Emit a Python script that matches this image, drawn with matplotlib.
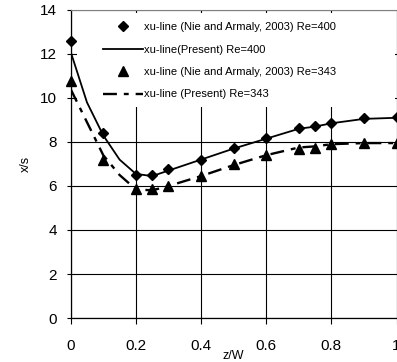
import matplotlib
matplotlib.use("Agg")
import matplotlib.pyplot as plt
from matplotlib.patches import Rectangle

plt.rcParams['font.family'] = ['Liberation Sans', 'DejaVu Sans']
plt.rcParams['lines.scale_dashes'] = False

# Nie and Armaly (2003) data
z_exp = [0, 0.1, 0.2, 0.25, 0.3, 0.4, 0.5, 0.6, 0.7, 0.75, 0.8, 0.9, 1.0]
re400_exp = [12.6, 8.4, 6.5, 6.5, 6.75, 7.2, 7.72, 8.2, 8.63, 8.73, 8.87, 9.07, 9.12]
re343_exp = [10.75, 7.2, 5.85, 5.85, 6.0, 6.45, 6.98, 7.4, 7.7, 7.72, 7.92, 7.95, 7.95]

# Present simulations
z_pre = [0, 0.05, 0.1, 0.15, 0.2, 0.25, 0.3, 0.4, 0.5, 0.6, 0.7, 0.75, 0.8, 0.9, 1.0]
re400_pre = [12.1, 9.8, 8.3, 7.2, 6.55, 6.45, 6.7, 7.2, 7.7, 8.15, 8.6, 8.7, 8.85, 9.05, 9.1]
re343_pre = [10.4, 8.9, 7.4, 6.5, 5.85, 5.8, 6.0, 6.45, 6.95, 7.4, 7.75, 7.8, 7.9, 7.95, 7.95]

labels = ["xu-line (Nie and Armaly, 2003) Re=400",
          "xu-line(Present) Re=400",
          "xu-line (Nie and Armaly, 2003) Re=343",
          "xu-line (Present) Re=343"]

xticks = [0, 0.2, 0.4, 0.6, 0.8, 1]
xtick_labels = ["0", "0.2", "0.4", "0.6", "0.8", "1"]
yticks = [0, 2, 4, 6, 8, 10, 12, 14]

fig = plt.figure(figsize=(3.97, 3.62), dpi=100)
ax = fig.add_axes([0.178, 0.1215, 0.821, 0.851])

ax.set_xlim(0, 1)
ax.set_ylim(0, 14)
ax.set_xticks(xticks)
ax.set_xticklabels(xtick_labels)
ax.set_yticks(yticks)
ax.set_axisbelow(True)
ax.grid(True, color='black', lw=0.8)
for s in ['left', 'bottom']:
    ax.spines[s].set_color('black')
    ax.spines[s].set_linewidth(0.9)
for s in ['top', 'right']:
    ax.spines[s].set_color('#808080')
    ax.spines[s].set_linewidth(0.8)

ax.tick_params(axis='x', direction='out', length=4, pad=11, labelsize=11, width=0.8)
ax.tick_params(axis='y', direction='out', length=3, pad=7, labelsize=11, width=0.8)

# white legend background covering the grid
ax.add_patch(Rectangle((0.019, 0.685), 0.976, 0.305, transform=ax.transAxes,
                       facecolor='white', edgecolor='none', zorder=1))

h1, = ax.plot(z_exp, re400_exp, linestyle='none', marker='D', ms=5,
              color='black', zorder=3, clip_on=False, label=labels[0])
h2, = ax.plot(z_pre, re400_pre, linestyle='-', lw=1.3, color='black',
              zorder=2, label=labels[1])
h3, = ax.plot(z_exp, re343_exp, linestyle='none', marker='^', ms=7.5,
              color='black', zorder=3, clip_on=False, label=labels[2])
h4, = ax.plot(z_pre, re343_pre, linestyle=(0, (10, 5, 3.5, 5)), lw=1.7,
              color='black', zorder=2, label=labels[3])

leg = ax.legend(handles=[h1, h2, h3, h4], loc='upper left',
                bbox_to_anchor=(0.085, 0.975), frameon=False, fontsize=8,
                handlelength=3.6, handletextpad=0.1, labelspacing=1.12,
                numpoints=1, borderaxespad=0)

ax.set_xlabel("z/W", fontsize=9, labelpad=-2)
ax.set_ylabel("x/s", fontsize=9, labelpad=6)

fig.savefig("out.png", dpi=100)
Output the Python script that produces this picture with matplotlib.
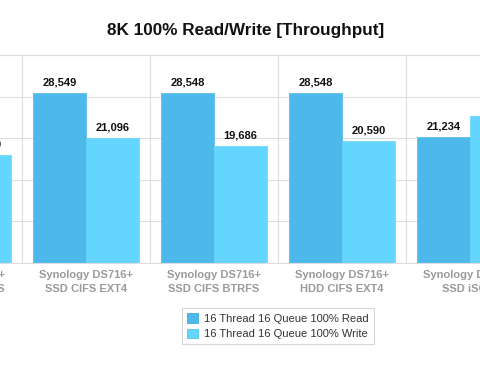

Stated problem: Output all of the records exactly as they appear above, but not the pictures.

Exercise output:
Emit a Python script that matches this image, drawn with matplotlib.
import matplotlib
matplotlib.use("Agg")
import matplotlib.pyplot as plt
from matplotlib.patches import Rectangle

plt.rcParams['font.family'] = ['Liberation Sans', 'DejaVu Sans']
plt.rcParams['lines.scale_dashes'] = False

# Nie and Armaly (2003) data
z_exp = [0, 0.1, 0.2, 0.25, 0.3, 0.4, 0.5, 0.6, 0.7, 0.75, 0.8, 0.9, 1.0]
re400_exp = [12.6, 8.4, 6.5, 6.5, 6.75, 7.2, 7.72, 8.2, 8.63, 8.73, 8.87, 9.07, 9.12]
re343_exp = [10.75, 7.2, 5.85, 5.85, 6.0, 6.45, 6.98, 7.4, 7.7, 7.72, 7.92, 7.95, 7.95]

# Present simulations
z_pre = [0, 0.05, 0.1, 0.15, 0.2, 0.25, 0.3, 0.4, 0.5, 0.6, 0.7, 0.75, 0.8, 0.9, 1.0]
re400_pre = [12.1, 9.8, 8.3, 7.2, 6.55, 6.45, 6.7, 7.2, 7.7, 8.15, 8.6, 8.7, 8.85, 9.05, 9.1]
re343_pre = [10.4, 8.9, 7.4, 6.5, 5.85, 5.8, 6.0, 6.45, 6.95, 7.4, 7.75, 7.8, 7.9, 7.95, 7.95]

labels = ["xu-line (Nie and Armaly, 2003) Re=400",
          "xu-line(Present) Re=400",
          "xu-line (Nie and Armaly, 2003) Re=343",
          "xu-line (Present) Re=343"]

xticks = [0, 0.2, 0.4, 0.6, 0.8, 1]
xtick_labels = ["0", "0.2", "0.4", "0.6", "0.8", "1"]
yticks = [0, 2, 4, 6, 8, 10, 12, 14]

fig = plt.figure(figsize=(3.97, 3.62), dpi=100)
ax = fig.add_axes([0.178, 0.1215, 0.821, 0.851])

ax.set_xlim(0, 1)
ax.set_ylim(0, 14)
ax.set_xticks(xticks)
ax.set_xticklabels(xtick_labels)
ax.set_yticks(yticks)
ax.set_axisbelow(True)
ax.grid(True, color='black', lw=0.8)
for s in ['left', 'bottom']:
    ax.spines[s].set_color('black')
    ax.spines[s].set_linewidth(0.9)
for s in ['top', 'right']:
    ax.spines[s].set_color('#808080')
    ax.spines[s].set_linewidth(0.8)

ax.tick_params(axis='x', direction='out', length=4, pad=11, labelsize=11, width=0.8)
ax.tick_params(axis='y', direction='out', length=3, pad=7, labelsize=11, width=0.8)

# white legend background covering the grid
ax.add_patch(Rectangle((0.019, 0.685), 0.976, 0.305, transform=ax.transAxes,
                       facecolor='white', edgecolor='none', zorder=1))

h1, = ax.plot(z_exp, re400_exp, linestyle='none', marker='D', ms=5,
              color='black', zorder=3, clip_on=False, label=labels[0])
h2, = ax.plot(z_pre, re400_pre, linestyle='-', lw=1.3, color='black',
              zorder=2, label=labels[1])
h3, = ax.plot(z_exp, re343_exp, linestyle='none', marker='^', ms=7.5,
              color='black', zorder=3, clip_on=False, label=labels[2])
h4, = ax.plot(z_pre, re343_pre, linestyle=(0, (10, 5, 3.5, 5)), lw=1.7,
              color='black', zorder=2, label=labels[3])

leg = ax.legend(handles=[h1, h2, h3, h4], loc='upper left',
                bbox_to_anchor=(0.085, 0.975), frameon=False, fontsize=8,
                handlelength=3.6, handletextpad=0.1, labelspacing=1.12,
                numpoints=1, borderaxespad=0)

ax.set_xlabel("z/W", fontsize=9, labelpad=-2)
ax.set_ylabel("x/s", fontsize=9, labelpad=6)

fig.savefig("out.png", dpi=100)
Output the Python script that produces this picture with matplotlib.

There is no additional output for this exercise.